Construction Law: Getting Paid
Understanding & Managing the Risks of Non-Payment
by Trent Cotney, partner, Adams & Reese, LLP
(Editor’s Note: Trent Cotney, partner at Adams & Reese, LLP, is dedicated to representing the roofing and construction industries. Cotney is General Counsel for the Western States Roofing Contractors Association and several other industry associations. For more information, contact the author at (866) 303-5868 or go to www.adamsandreese.com.)
As a contractor, you rely on being paid. After all, if you fulfill the requirements of your contract and perform on time, you expect compensation on time, too. However, if you work on residential projects, you may already understand the issues related to delayed payments or non-payments. It can be frustrating and concerning when you expect payment but it does not materialize. You need to pay your suppliers, subcontractors, and workers, but if the owner fails to pay you, that can be challenging.
The current economic atmosphere has hit many people hard, including owners. They can sometimes face insolvency without apparent warning, which can impact your livelihood. It is essential that you can recognize the signs of trouble and know how to react to them.
Start with the Contract
Before you take on any new job, pay careful attention to the contract. It addresses your rights and responsibilities, and the language is critical if you find yourself in a dispute. For example, some contract provisions can reduce your exposure to untimely payments. Your contract should include descriptions of the project payment type, including unit price, lump sum, cost plus, or cost plus with a guaranteed maximum price. The contract should explicitly note the timelines and procedures for periodic and final payments. These details include the billing cycle, the owner’s review period, and the payment deadlines.
In addition, the contract should include terms for the change order process in case revisions are needed. Stipulations should also outline your rights if payments are late. These include a stop-work provision, allowing you to halt operations without being considered in default. A clear contract can avoid confusion and conflict during your project.
Watch for Warning Signs
When you enter into an agreement, you expect that the other parties will uphold their responsibilities. Even if you trust the owner from the outset, you must be alert. You should be aware of the warning signs of non-payment. For example, if the owner suddenly makes a partial payment or delays a payment, that could indicate that the owner is facing financial troubles. There may also be a problem if the owner suddenly stops communicating with you. Keep an eye on the market conditions in your area and make it your business to know how well the owner is managing other projects. If you are aware of the overall outlook, you may be able to spot problems before you progress too far with your work.
Be Proactive
If you begin to suspect that the owner is having financial difficulties, be sure to communicate. Talk to the owner, find out if there are problems, and see what solutions there could be. It is better to be open about your concerns than to be suspicious and unsure if you should continue working on the project. By opening a discussion, you and the owner may be able to renegotiate payment schedules and other terms. However, if you are nearing the end of a project and are concerned you may not receive final payment, you may want to explore ways to secure that debt.

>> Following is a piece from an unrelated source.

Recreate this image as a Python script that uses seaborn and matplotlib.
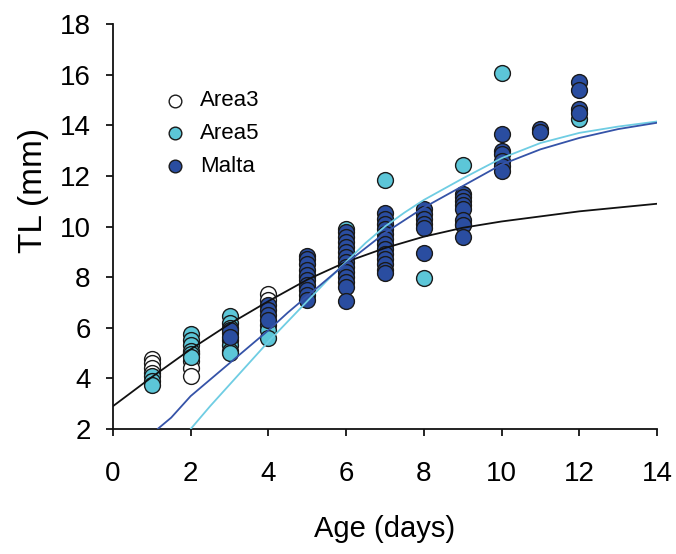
import numpy as np
import pandas as pd
import matplotlib
matplotlib.use("Agg")
import matplotlib.pyplot as plt
import seaborn as sns

# ---------------- data ----------------
area3_age = [1, 1, 1, 1, 2, 2, 2, 2, 4, 4]
area3_tl = [4.75, 4.6, 4.4, 4.2, 5.0, 4.7, 4.4, 4.1, 7.35, 7.1]

area5_age = [1, 1, 1,
             2, 2, 2, 2, 2, 2,
             3, 3, 3, 3, 3, 3, 3, 3,
             4, 4, 4,
             5, 5,
             6,
             7,
             8,
             9, 9,
             10,
             12]
area5_tl = [4.1, 3.9, 3.75,
            5.75, 5.5, 5.3, 5.1, 4.95, 4.85,
            6.45, 6.2, 6.0, 5.8, 5.5, 5.3, 5.1, 5.0,
            6.1, 5.9, 5.6,
            8.0, 7.6,
            9.9,
            11.85,
            7.95,
            12.45, 10.1,
            16.05,
            14.25]

malta_age = [3, 3,
             4, 4, 4, 4,
             5, 5, 5, 5, 5, 5, 5, 5, 5, 5,
             6, 6, 6, 6, 6, 6, 6, 6, 6, 6, 6, 6, 6,
             7, 7, 7, 7, 7, 7, 7, 7, 7, 7, 7, 7, 7,
             8, 8, 8, 8, 8, 8,
             9, 9, 9, 9, 9, 9, 9, 9,
             10, 10, 10, 10, 10, 10,
             11, 11,
             12, 12, 12, 12]
malta_tl = [5.9, 5.65,
            6.9, 6.7, 6.5, 6.3,
            8.85, 8.7, 8.5, 8.3, 8.1, 7.9, 7.7, 7.5, 7.3, 7.1,
            9.8, 9.6, 9.4, 9.2, 9.0, 8.8, 8.6, 8.4, 8.2, 8.0, 7.8, 7.6, 7.05,
            10.55, 10.3, 10.1, 9.9, 9.7, 9.5, 9.3, 9.1, 8.9, 8.7, 8.5, 8.3, 8.15,
            10.7, 10.5, 10.3, 10.1, 9.95, 8.95,
            11.3, 11.15, 11.0, 10.85, 10.7, 10.25, 10.05, 9.6,
            13.65, 13.0, 12.85, 12.6, 12.4, 12.2,
            13.85, 13.75,
            15.7, 15.4, 14.65, 14.5]

# fitted growth curves
fit_area3_age = [0, 1, 2, 3, 4, 5, 6, 7, 8, 9, 10, 11, 12, 13, 14]
fit_area3_tl = [2.9, 4.05, 5.15, 6.15, 7.05, 7.9, 8.6, 9.15, 9.6, 9.95, 10.2, 10.4, 10.6, 10.75, 10.9]

fit_area5_age = [2.0, 2.5, 3, 3.5, 4, 4.5, 5, 5.5, 6, 6.5, 7, 7.5, 8, 9, 10, 11, 12, 13, 14]
fit_area5_tl = [2.0, 2.9, 3.75, 4.6, 5.45, 6.25, 7.05, 7.85, 8.6, 9.35, 10.0, 10.55, 11.05, 11.9, 12.7, 13.3, 13.7, 13.95, 14.15]

fit_malta_age = [1.15, 1.5, 2, 2.5, 3, 3.5, 4, 4.5, 5, 5.5, 6, 6.5, 7, 7.5, 8, 9, 10, 11, 12, 13, 14]
fit_malta_tl = [2.0, 2.45, 3.3, 3.95, 4.6, 5.25, 5.9, 6.6, 7.25, 7.9, 8.55, 9.15, 9.75, 10.25, 10.75, 11.6, 12.45, 13.05, 13.5, 13.85, 14.1]

groups = ["Area3", "Area5", "Malta"]
x_ticks = [0, 2, 4, 6, 8, 10, 12, 14]
y_ticks = [2, 4, 6, 8, 10, 12, 14, 16, 18]

fill_colors = {"Area3": "#FFFFFF", "Area5": "#5CC6D8", "Malta": "#2A4DA0"}
line_colors = {"Area3": "#111111", "Area5": "#6FCDE3", "Malta": "#3553A8"}

# ---------------- build tables ----------------
pts = pd.concat([
    pd.DataFrame({"age": area3_age, "tl": area3_tl, "group": "Area3"}),
    pd.DataFrame({"age": area5_age, "tl": area5_tl, "group": "Area5"}),
    pd.DataFrame({"age": malta_age, "tl": malta_tl, "group": "Malta"}),
], ignore_index=True)

fits = {
    "Area3": pd.DataFrame({"age": fit_area3_age, "tl": fit_area3_tl}),
    "Area5": pd.DataFrame({"age": fit_area5_age, "tl": fit_area5_tl}),
    "Malta": pd.DataFrame({"age": fit_malta_age, "tl": fit_malta_tl}),
}

# ---------------- plot ----------------
sns.set_theme(style="ticks")
plt.rcParams["font.family"] = ["Liberation Sans", "DejaVu Sans"]
plt.rcParams["text.color"] = "black"
plt.rcParams["axes.labelcolor"] = "black"
plt.rcParams["xtick.color"] = "black"
plt.rcParams["ytick.color"] = "black"

fig = plt.figure(figsize=(6.76, 5.54), dpi=100)
ax = fig.add_axes([0.167, 0.2256, 0.805, 0.731])

for g in groups:
    sns.scatterplot(data=pts[pts["group"] == g], x="age", y="tl",
                    color=fill_colors[g], edgecolor="#1a1a1a", linewidth=1.0,
                    s=130, ax=ax, label=g, zorder=3, clip_on=False)

for g in groups:
    sns.lineplot(data=fits[g], x="age", y="tl", sort=False, color=line_colors[g],
                 linewidth=1.3, ax=ax, zorder=4, legend=False)

ax.set_xlim(0, 14)
ax.set_ylim(2, 18)
ax.set_xticks(x_ticks)
ax.set_yticks(y_ticks)
ax.tick_params(axis="both", direction="out", length=5, width=1.2, colors="black",
               labelsize=20)
ax.tick_params(axis="x", pad=18)
ax.tick_params(axis="y", pad=11)
sns.despine(ax=ax)
for sp in ["left", "bottom"]:
    ax.spines[sp].set_linewidth(1.3)
    ax.spines[sp].set_color("#111111")

ax.set_xlabel("Age (days)", fontsize=21, labelpad=20)
ax.set_ylabel("TL (mm)", fontsize=24)
ax.yaxis.set_label_coords(-0.118, 0.59)

leg = ax.legend(loc="upper left", bbox_to_anchor=(0.077, 0.858), frameon=False,
                fontsize=16, handlelength=1.0, handletextpad=0.64,
                labelspacing=0.52, markerscale=0.8, borderaxespad=0)
for t in leg.get_texts():
    t.set_color("black")

fig.savefig("out.png", dpi=100)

Explore the Mechanic’s Lien
A mechanic’s lien allows you to put a lien on the property where you were performing work as a way for you to secure unpaid debts. It is a powerful tool for you to ensure payment. Using a mechanic’s lien, you have the right to collect proceeds when the property is sold. The owner would be unable to sell the property without settling your debt first. However, if you do not file the lien properly or in a timely manner, you may lose your rights. The details of a mechanic’s lien can vary from state to state, so it is critical that you understand your state’s laws.
Get Advice
Before you sign any contract, make sure that its provisions protect your rights in the event of non-payment. During the course of a project, make every effort to monitor the owner’s payment habits. Keep the lines of communication open, and provide solutions if you begin to see problems. However, if you realize that you are at risk of non-payment and your owner is not communicating, do not hesitate to seek legal counsel. An experienced construction attorney can review your contract and your situation, then help you determine the best steps to protect your rights.